100 Years: One Woman's Fight for Justice
By Melinda Janko
Elouise Cobell is a little known hero whose relentless pursuit of justice led her to find remedy for over half a million Native American account holders whose funds were held by the U.S. government in trust for a century.
Cobell founded the Blackfeet National Bank, the only tribal-owned bank in the nation. As an advocate for Native American financial self-determination and independence, she conducted her own investigation and uncovered longstanding abuses, mismanagement, denial and betrayal in the Bureau of Indian Affairs. Specifically, she identified billions of dollars that were supposed to go to individual Native Americans.

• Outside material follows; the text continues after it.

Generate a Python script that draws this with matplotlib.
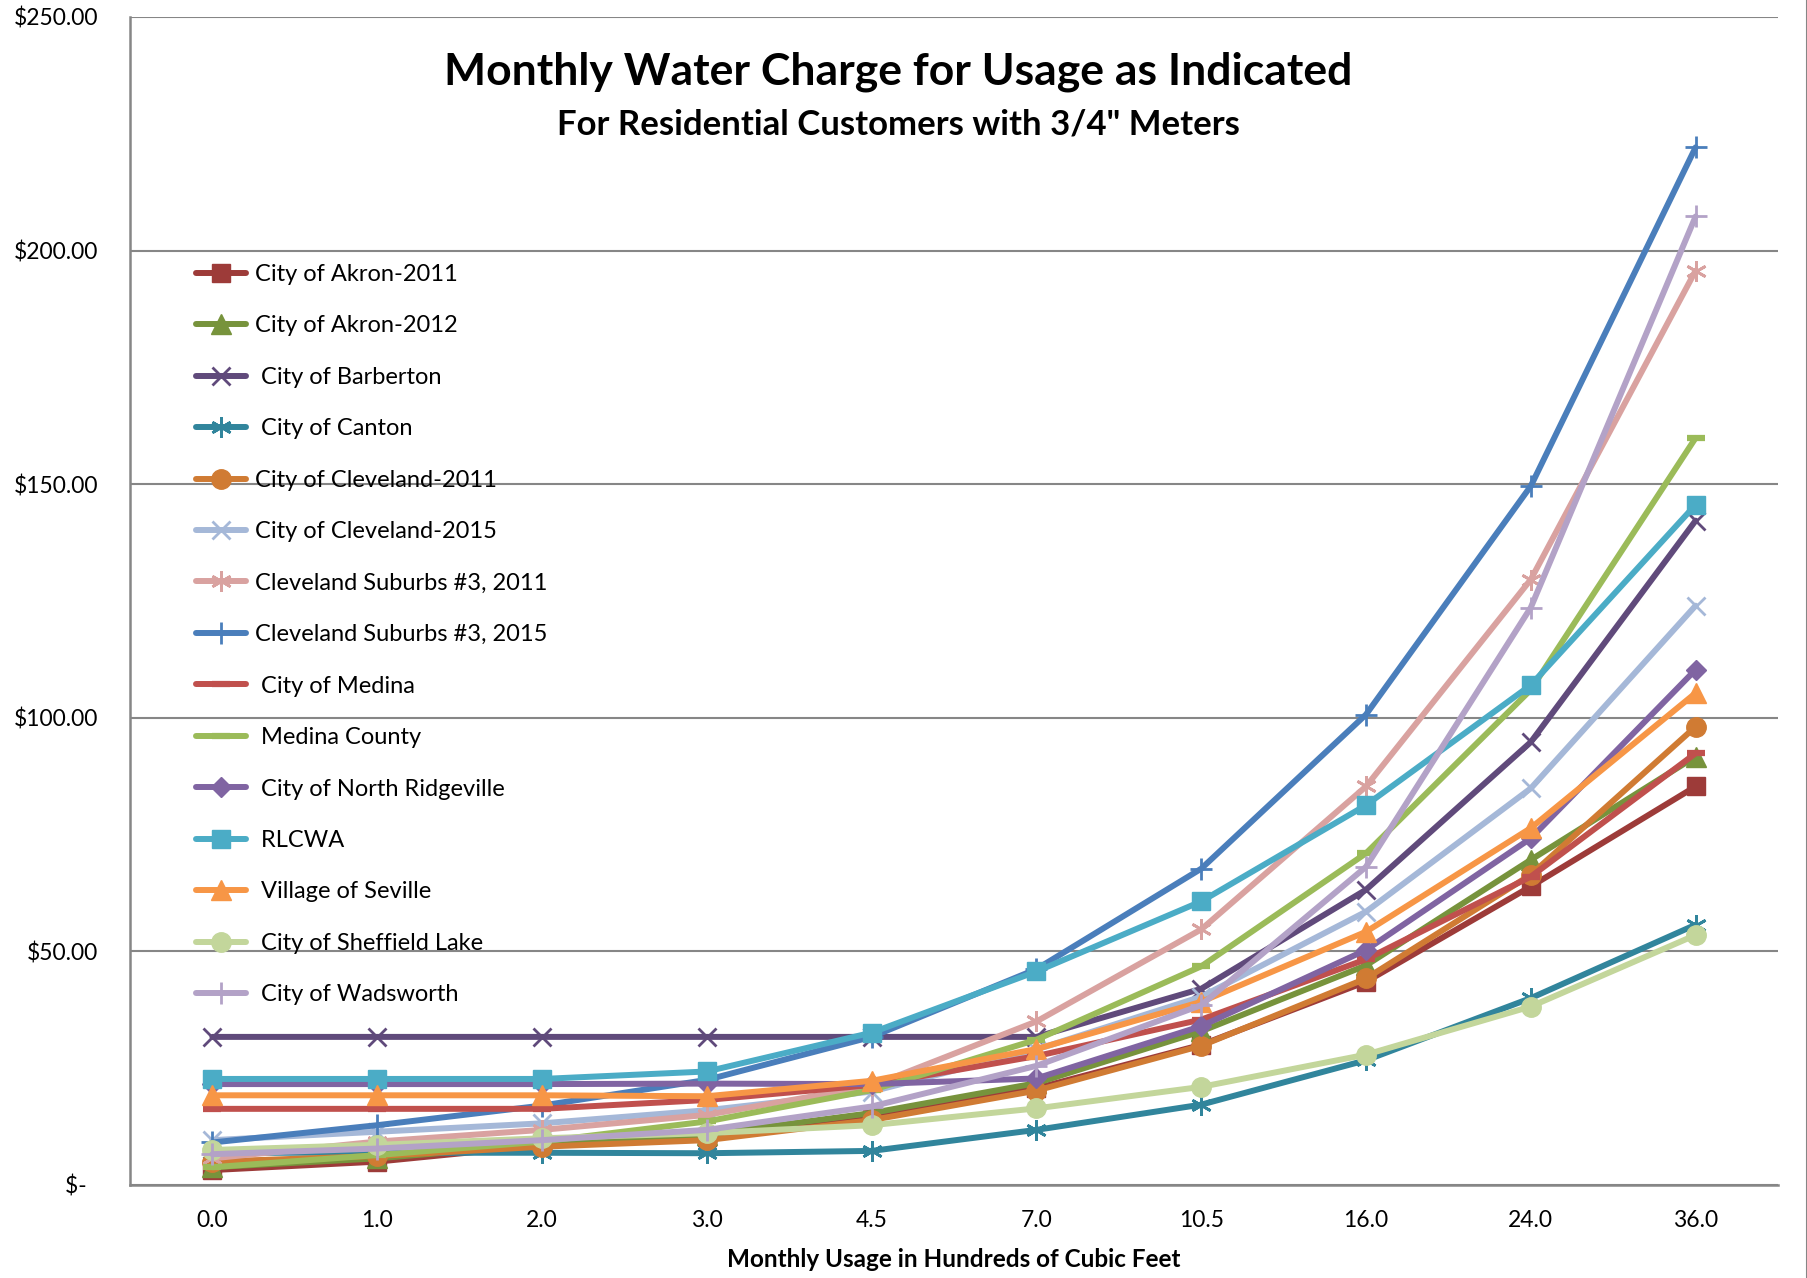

Thus, in 1996, Elouise Cobell became the lead plaintiff in a lawsuit alleging the U.S. government’s failure to pass on to Native American landowners monies they had earned through oil, timber and mineral leases that were negotiated and administered by federal agencies. When she received $500,000 in connection with a MacArthur “Genius” Award, she used her grant money to pay lawyers and continue the fight. As the national spokesperson for Native American trust funds, Elouise led one of the largest and longest class action lawsuits in U.S. history. 100 YEARS: ONE WOMAN'S FIGHT FOR JUSTICE is the compelling story of Elouise Cobell, a petite Blackfeet warrior from Montana, the great granddaughter of the legendary, Mountain Chief, and how she prevailed.